## REQUEST
Quote the data exactly, first line to the line containing "113.6, 113.2, 112.5];", with no pictures.

## COLLECTED MATERIAL
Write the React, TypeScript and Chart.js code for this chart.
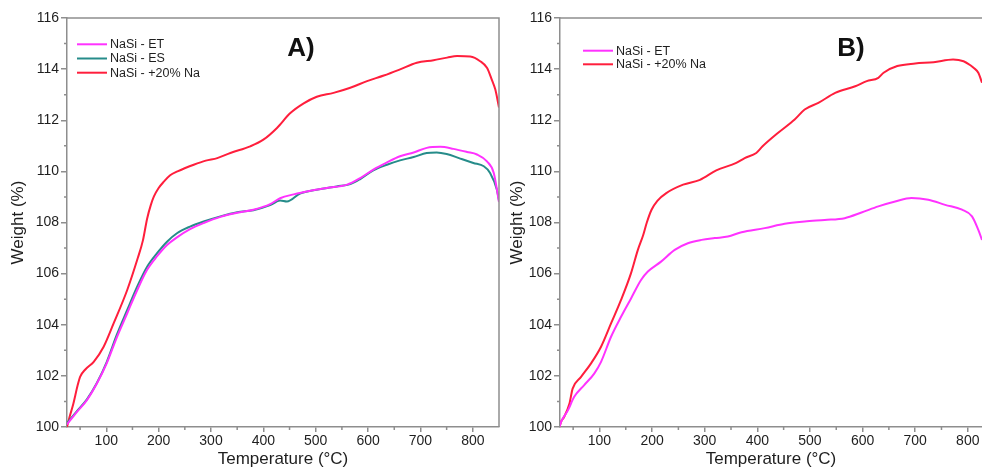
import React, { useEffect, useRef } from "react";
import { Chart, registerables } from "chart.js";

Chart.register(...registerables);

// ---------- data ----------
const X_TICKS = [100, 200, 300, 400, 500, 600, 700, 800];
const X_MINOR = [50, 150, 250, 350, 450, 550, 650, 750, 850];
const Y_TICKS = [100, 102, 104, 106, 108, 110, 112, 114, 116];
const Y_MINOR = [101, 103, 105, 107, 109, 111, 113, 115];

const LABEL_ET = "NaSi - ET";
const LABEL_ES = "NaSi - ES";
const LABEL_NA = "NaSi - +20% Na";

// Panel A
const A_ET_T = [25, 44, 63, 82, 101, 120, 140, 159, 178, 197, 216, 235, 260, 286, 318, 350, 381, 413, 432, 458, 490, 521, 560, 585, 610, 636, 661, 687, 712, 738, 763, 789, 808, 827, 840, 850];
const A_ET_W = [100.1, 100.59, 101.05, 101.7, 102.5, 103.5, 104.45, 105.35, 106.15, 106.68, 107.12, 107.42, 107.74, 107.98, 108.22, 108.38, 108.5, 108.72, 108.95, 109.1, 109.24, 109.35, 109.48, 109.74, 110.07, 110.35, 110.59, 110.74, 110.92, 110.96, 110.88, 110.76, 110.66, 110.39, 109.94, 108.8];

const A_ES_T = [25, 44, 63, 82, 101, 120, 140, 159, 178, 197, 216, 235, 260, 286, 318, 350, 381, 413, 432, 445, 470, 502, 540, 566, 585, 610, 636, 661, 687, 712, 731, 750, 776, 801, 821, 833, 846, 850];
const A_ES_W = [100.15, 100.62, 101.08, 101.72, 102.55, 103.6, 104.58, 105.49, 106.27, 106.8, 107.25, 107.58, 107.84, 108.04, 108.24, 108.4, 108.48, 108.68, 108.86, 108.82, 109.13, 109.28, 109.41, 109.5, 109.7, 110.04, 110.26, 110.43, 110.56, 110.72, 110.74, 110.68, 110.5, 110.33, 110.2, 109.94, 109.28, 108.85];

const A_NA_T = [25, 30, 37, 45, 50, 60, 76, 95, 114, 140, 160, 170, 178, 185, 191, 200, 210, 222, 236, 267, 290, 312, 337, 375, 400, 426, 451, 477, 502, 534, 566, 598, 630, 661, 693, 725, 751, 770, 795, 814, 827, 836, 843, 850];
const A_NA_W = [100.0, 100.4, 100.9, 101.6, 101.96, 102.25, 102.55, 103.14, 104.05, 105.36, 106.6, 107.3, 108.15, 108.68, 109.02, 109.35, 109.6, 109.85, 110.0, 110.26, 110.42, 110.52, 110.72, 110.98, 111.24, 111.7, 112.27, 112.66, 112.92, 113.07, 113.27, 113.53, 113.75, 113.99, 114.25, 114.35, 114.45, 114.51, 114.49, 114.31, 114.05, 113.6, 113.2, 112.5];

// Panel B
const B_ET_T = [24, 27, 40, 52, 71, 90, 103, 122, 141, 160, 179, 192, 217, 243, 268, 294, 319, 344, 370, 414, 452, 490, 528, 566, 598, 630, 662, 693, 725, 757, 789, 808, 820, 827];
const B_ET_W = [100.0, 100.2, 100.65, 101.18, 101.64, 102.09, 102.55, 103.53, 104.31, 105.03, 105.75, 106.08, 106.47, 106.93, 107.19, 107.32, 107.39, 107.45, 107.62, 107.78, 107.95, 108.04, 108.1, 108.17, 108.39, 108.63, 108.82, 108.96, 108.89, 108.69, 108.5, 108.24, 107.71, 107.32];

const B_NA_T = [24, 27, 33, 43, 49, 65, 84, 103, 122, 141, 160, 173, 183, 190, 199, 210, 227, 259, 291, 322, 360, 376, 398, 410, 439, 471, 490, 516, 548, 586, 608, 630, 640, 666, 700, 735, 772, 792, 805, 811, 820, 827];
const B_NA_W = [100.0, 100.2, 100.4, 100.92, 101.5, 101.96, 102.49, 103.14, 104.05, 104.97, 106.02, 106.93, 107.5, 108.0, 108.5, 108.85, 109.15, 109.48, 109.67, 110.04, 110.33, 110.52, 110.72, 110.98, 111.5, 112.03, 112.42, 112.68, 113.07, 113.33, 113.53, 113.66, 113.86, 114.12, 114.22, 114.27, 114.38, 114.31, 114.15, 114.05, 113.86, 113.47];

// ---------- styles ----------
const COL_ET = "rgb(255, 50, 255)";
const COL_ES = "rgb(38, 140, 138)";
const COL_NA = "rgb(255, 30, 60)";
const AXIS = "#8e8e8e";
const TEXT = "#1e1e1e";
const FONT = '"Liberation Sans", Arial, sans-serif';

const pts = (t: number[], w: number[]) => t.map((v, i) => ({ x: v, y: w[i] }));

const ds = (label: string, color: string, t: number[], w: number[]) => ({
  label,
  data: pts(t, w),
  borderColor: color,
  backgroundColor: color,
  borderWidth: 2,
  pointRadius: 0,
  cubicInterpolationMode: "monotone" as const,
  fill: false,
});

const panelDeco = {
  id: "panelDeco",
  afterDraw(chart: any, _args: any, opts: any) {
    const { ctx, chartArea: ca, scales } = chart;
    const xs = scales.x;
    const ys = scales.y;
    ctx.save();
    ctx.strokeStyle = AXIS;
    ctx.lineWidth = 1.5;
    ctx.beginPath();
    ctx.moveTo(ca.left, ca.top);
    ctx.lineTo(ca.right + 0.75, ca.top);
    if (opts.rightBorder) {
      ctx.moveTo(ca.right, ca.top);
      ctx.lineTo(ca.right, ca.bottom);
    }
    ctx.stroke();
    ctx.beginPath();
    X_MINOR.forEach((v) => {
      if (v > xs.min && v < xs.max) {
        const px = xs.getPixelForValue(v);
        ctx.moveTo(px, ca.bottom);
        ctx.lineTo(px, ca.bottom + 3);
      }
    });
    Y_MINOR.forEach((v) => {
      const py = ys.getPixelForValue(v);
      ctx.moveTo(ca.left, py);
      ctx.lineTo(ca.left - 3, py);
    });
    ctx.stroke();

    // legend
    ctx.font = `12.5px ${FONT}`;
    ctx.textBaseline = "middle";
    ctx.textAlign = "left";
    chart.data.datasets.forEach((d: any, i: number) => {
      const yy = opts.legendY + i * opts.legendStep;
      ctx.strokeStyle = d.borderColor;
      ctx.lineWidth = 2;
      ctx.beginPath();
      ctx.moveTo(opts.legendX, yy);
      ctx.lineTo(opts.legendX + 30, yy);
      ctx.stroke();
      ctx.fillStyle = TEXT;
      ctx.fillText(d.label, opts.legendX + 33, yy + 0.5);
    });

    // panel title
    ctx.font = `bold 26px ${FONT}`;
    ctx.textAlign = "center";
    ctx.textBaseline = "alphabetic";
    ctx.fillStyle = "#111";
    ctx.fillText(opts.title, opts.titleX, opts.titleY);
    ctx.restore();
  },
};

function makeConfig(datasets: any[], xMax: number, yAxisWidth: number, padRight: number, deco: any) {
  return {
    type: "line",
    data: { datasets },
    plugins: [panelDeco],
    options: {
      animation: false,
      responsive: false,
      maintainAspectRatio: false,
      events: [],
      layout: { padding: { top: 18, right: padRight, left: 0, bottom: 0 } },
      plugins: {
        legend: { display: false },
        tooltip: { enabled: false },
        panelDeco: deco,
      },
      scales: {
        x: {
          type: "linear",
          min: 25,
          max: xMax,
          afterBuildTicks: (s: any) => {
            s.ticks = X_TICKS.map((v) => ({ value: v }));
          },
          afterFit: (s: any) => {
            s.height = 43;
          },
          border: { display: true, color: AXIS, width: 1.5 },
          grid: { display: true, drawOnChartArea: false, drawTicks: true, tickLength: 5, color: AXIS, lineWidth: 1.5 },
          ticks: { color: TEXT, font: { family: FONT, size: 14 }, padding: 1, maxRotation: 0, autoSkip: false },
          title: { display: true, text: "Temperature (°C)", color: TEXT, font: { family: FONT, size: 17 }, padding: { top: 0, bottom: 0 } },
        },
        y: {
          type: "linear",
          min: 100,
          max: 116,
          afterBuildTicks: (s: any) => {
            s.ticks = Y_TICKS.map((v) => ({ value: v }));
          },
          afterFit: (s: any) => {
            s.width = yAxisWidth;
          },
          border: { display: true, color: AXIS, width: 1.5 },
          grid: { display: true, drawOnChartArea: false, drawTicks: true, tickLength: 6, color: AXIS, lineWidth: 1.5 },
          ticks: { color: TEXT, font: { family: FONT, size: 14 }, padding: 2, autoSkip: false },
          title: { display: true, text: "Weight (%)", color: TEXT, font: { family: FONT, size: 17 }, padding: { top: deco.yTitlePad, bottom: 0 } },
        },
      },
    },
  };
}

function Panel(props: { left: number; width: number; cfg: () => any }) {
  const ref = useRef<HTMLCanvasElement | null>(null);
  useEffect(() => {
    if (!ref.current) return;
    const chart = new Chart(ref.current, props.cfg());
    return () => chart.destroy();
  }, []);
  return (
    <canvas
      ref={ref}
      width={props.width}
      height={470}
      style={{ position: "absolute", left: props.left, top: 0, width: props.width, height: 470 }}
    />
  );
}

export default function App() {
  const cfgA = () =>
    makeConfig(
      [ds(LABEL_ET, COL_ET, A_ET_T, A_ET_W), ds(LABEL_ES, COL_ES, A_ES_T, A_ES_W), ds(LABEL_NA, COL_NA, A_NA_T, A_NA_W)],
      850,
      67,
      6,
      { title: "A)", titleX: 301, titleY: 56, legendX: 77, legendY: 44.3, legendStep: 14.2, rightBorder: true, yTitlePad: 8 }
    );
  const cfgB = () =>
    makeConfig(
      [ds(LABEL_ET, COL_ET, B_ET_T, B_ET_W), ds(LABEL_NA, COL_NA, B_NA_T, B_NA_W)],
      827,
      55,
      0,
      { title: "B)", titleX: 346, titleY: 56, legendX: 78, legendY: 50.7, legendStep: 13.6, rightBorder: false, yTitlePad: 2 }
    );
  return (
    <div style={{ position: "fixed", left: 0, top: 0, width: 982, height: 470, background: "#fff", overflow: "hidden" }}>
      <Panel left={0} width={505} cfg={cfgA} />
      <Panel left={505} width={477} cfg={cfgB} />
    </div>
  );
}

## ANSWER
Write the React, TypeScript and Chart.js code for this chart.
import React, { useEffect, useRef } from "react";
import { Chart, registerables } from "chart.js";

Chart.register(...registerables);

// ---------- data ----------
const X_TICKS = [100, 200, 300, 400, 500, 600, 700, 800];
const X_MINOR = [50, 150, 250, 350, 450, 550, 650, 750, 850];
const Y_TICKS = [100, 102, 104, 106, 108, 110, 112, 114, 116];
const Y_MINOR = [101, 103, 105, 107, 109, 111, 113, 115];

const LABEL_ET = "NaSi - ET";
const LABEL_ES = "NaSi - ES";
const LABEL_NA = "NaSi - +20% Na";

// Panel A
const A_ET_T = [25, 44, 63, 82, 101, 120, 140, 159, 178, 197, 216, 235, 260, 286, 318, 350, 381, 413, 432, 458, 490, 521, 560, 585, 610, 636, 661, 687, 712, 738, 763, 789, 808, 827, 840, 850];
const A_ET_W = [100.1, 100.59, 101.05, 101.7, 102.5, 103.5, 104.45, 105.35, 106.15, 106.68, 107.12, 107.42, 107.74, 107.98, 108.22, 108.38, 108.5, 108.72, 108.95, 109.1, 109.24, 109.35, 109.48, 109.74, 110.07, 110.35, 110.59, 110.74, 110.92, 110.96, 110.88, 110.76, 110.66, 110.39, 109.94, 108.8];

const A_ES_T = [25, 44, 63, 82, 101, 120, 140, 159, 178, 197, 216, 235, 260, 286, 318, 350, 381, 413, 432, 445, 470, 502, 540, 566, 585, 610, 636, 661, 687, 712, 731, 750, 776, 801, 821, 833, 846, 850];
const A_ES_W = [100.15, 100.62, 101.08, 101.72, 102.55, 103.6, 104.58, 105.49, 106.27, 106.8, 107.25, 107.58, 107.84, 108.04, 108.24, 108.4, 108.48, 108.68, 108.86, 108.82, 109.13, 109.28, 109.41, 109.5, 109.7, 110.04, 110.26, 110.43, 110.56, 110.72, 110.74, 110.68, 110.5, 110.33, 110.2, 109.94, 109.28, 108.85];

const A_NA_T = [25, 30, 37, 45, 50, 60, 76, 95, 114, 140, 160, 170, 178, 185, 191, 200, 210, 222, 236, 267, 290, 312, 337, 375, 400, 426, 451, 477, 502, 534, 566, 598, 630, 661, 693, 725, 751, 770, 795, 814, 827, 836, 843, 850];
const A_NA_W = [100.0, 100.4, 100.9, 101.6, 101.96, 102.25, 102.55, 103.14, 104.05, 105.36, 106.6, 107.3, 108.15, 108.68, 109.02, 109.35, 109.6, 109.85, 110.0, 110.26, 110.42, 110.52, 110.72, 110.98, 111.24, 111.7, 112.27, 112.66, 112.92, 113.07, 113.27, 113.53, 113.75, 113.99, 114.25, 114.35, 114.45, 114.51, 114.49, 114.31, 114.05, 113.6, 113.2, 112.5];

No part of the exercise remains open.